Chronicle of Higher Education, The Great Disappearing Teaching Load: How Few Courses Are Too Few?:
Yale has gone 2-1," a faculty member in political science told me, in the tone he presumably used in the classroom when discussing the perils of nuclear proliferation.
It became a refrain. During my 10 years as dean of the College of Arts and Letters at Notre Dame, the question of teaching schedules — a phrase I unsuccessfully tried to substitute for "teaching loads" — hovered in the periphery of my day-to-day life. Sometimes it occupied center stage. At times I wondered if the question — "Could I have a course off for that?" — would be chiseled on my tombstone.
It’s a "first-world problem," as the kids say, and I hasten to acknowledge that deans or department chairs struggling with collapsing budgets, or faculty members routinely teaching four courses per semester, may want to proceed to the next article in The Chronicle Review.
For the rest of you, a question: How many courses per semester should a faculty member at a major research university teach?
The question is rarely asked — because it’s in no one’s interest to ask it. Not presidents, since in public institutions they, unlike faculty members, have to answer questions from more or less curious and informed state legislators about how professors use their time. Not provosts, deans, and department chairs, struggling to sustain the Maginot Line of standard teaching schedules while also competing to hire faculty members. Not graduate students, whose courses are typically taught by tenure-line faculty members anyway. And not professors, eager to conduct more research, certainly, but also craving the flexibility of a schedule not burdened by the day-to-day rhythm of class meeting times.
It’s actually in the interest only of innocent undergraduates, who don’t realize that the tenure-line faculty members supported by their tuition dollars may be teaching a decreasing number of courses. And although they don’t know it, it’s in the long-term interest of faculty members themselves. ...
John Boyer’s absorbing recent history of the University of Chicago is one of the few places where the topic is discussed. (Not coincidentally, Boyer is a longtime dean.) I suspect that the pattern he outlines there is typical: Tenure-line faculty members taught six courses per year (that is, two per quarter) through the 1960s, then five, and now, at most, four. Over time, teaching schedules, like salaries, began to vary a good deal by department or program.
Dame’s pattern was similar: Faculty members in the humanities, social sciences, and arts moved from 3-3 on a semester system in the 1970s to 3-2 and then 2-2 in the late 1980s. When I started as dean, in 2008, tenure-line faculty members in science and engineering taught 1-1, with the expectation that they would be running funded labs; those in business taught 3-0. The "0" came about when the business school identified a semester without teaching, remarkably, as the uniform policy at the top business schools. Humanities, social-science, and arts faculty members taught two courses per semester.

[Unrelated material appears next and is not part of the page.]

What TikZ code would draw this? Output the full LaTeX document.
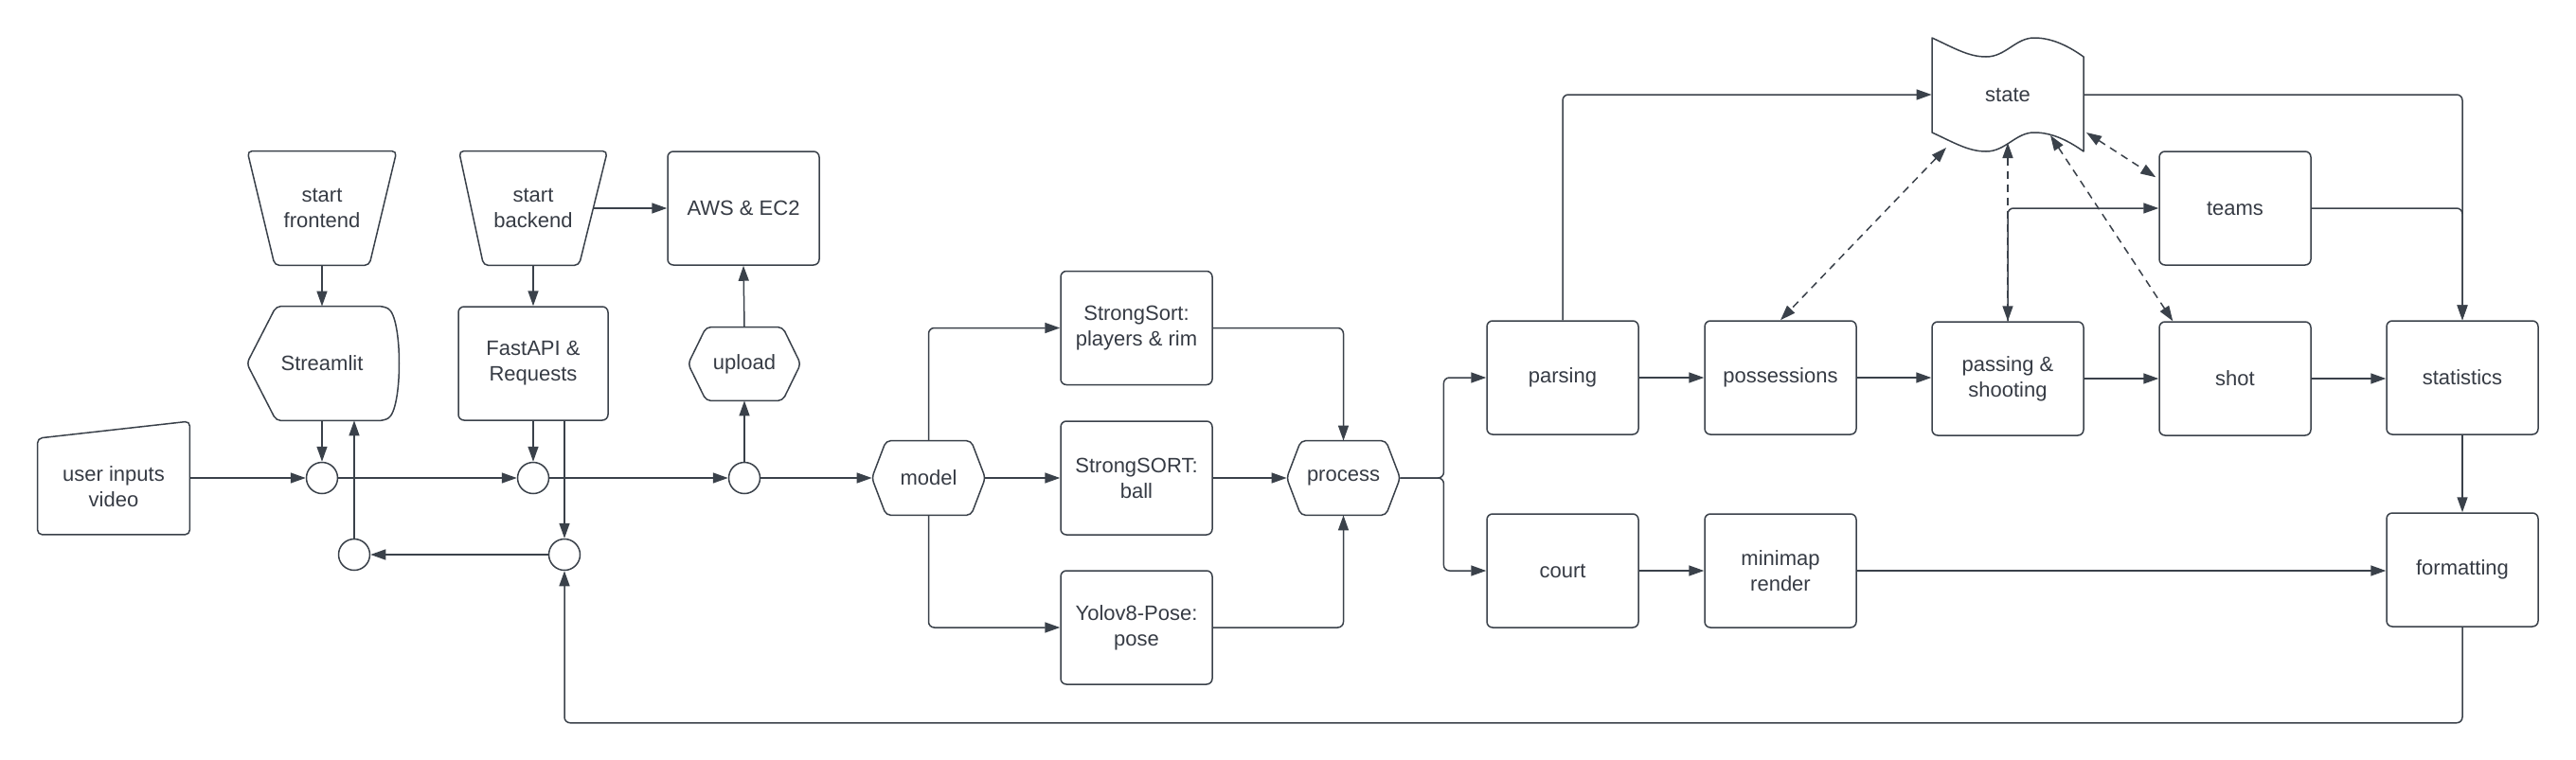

The first strike came in economics. "We need to go 2-1," the chair politely explained, "because otherwise we can’t hire anyone." He was right, and so we did, with the proviso that teaching would be more than 2-1 for faculty members without strong research programs. Economics at Notre Dame had a spectacular decade, zipping up the rankings. Now I’m warned, somberly, that "some faculty at Duke are 1-1." ...
[T]his is the puzzle: Why are tenure-line faculty members teaching less even as the financial situation of universities — including the most affluent ones — weakened in the aftermath of the 2008 economic crisis? The basic answer is that when one program reduces teaching schedules, faculty members at other programs use competing offers to begin the process of forcing change across the academic ecosystem. Anxious junior faculty members worry that their research productivity will be compared with that of peers at institutions less burdened by teaching then they are.
It’s also worth remembering that the standard teaching load — there, I said it — is generally a maximum. As programs, centers, scholarly journals, and institutes proliferate, they require leadership from successful faculty members and, for good reasons, course releases. Sometimes we give course releases as part of recruitment. Sometimes we give them for significant administrative service. ...
The long-term risk is that residential, undergraduate liberal-arts education becomes less tethered to the research university. The combination of undergraduate education and research is one of the glories of the American higher-education system, envied around the world. But it’s harder to celebrate as faculty members move further away from teaching actual courses on the ground.
An additional irony is that faculty members themselves do not realize that the most vibrant departments are not those where they see one another only at the Delta or United Airlines club. In healthy departments, faculty members talk with one another: about recent scholarship or discoveries, graduate students’ work, undergraduate theses, department curricula. Every dropped course, every incentive not to come to campus, erodes the culture upon which good departmental decisions depend. It may even weaken the capacity for good intellectual work. That less teaching leads to better scholarship remains a curiously underresearched assumption.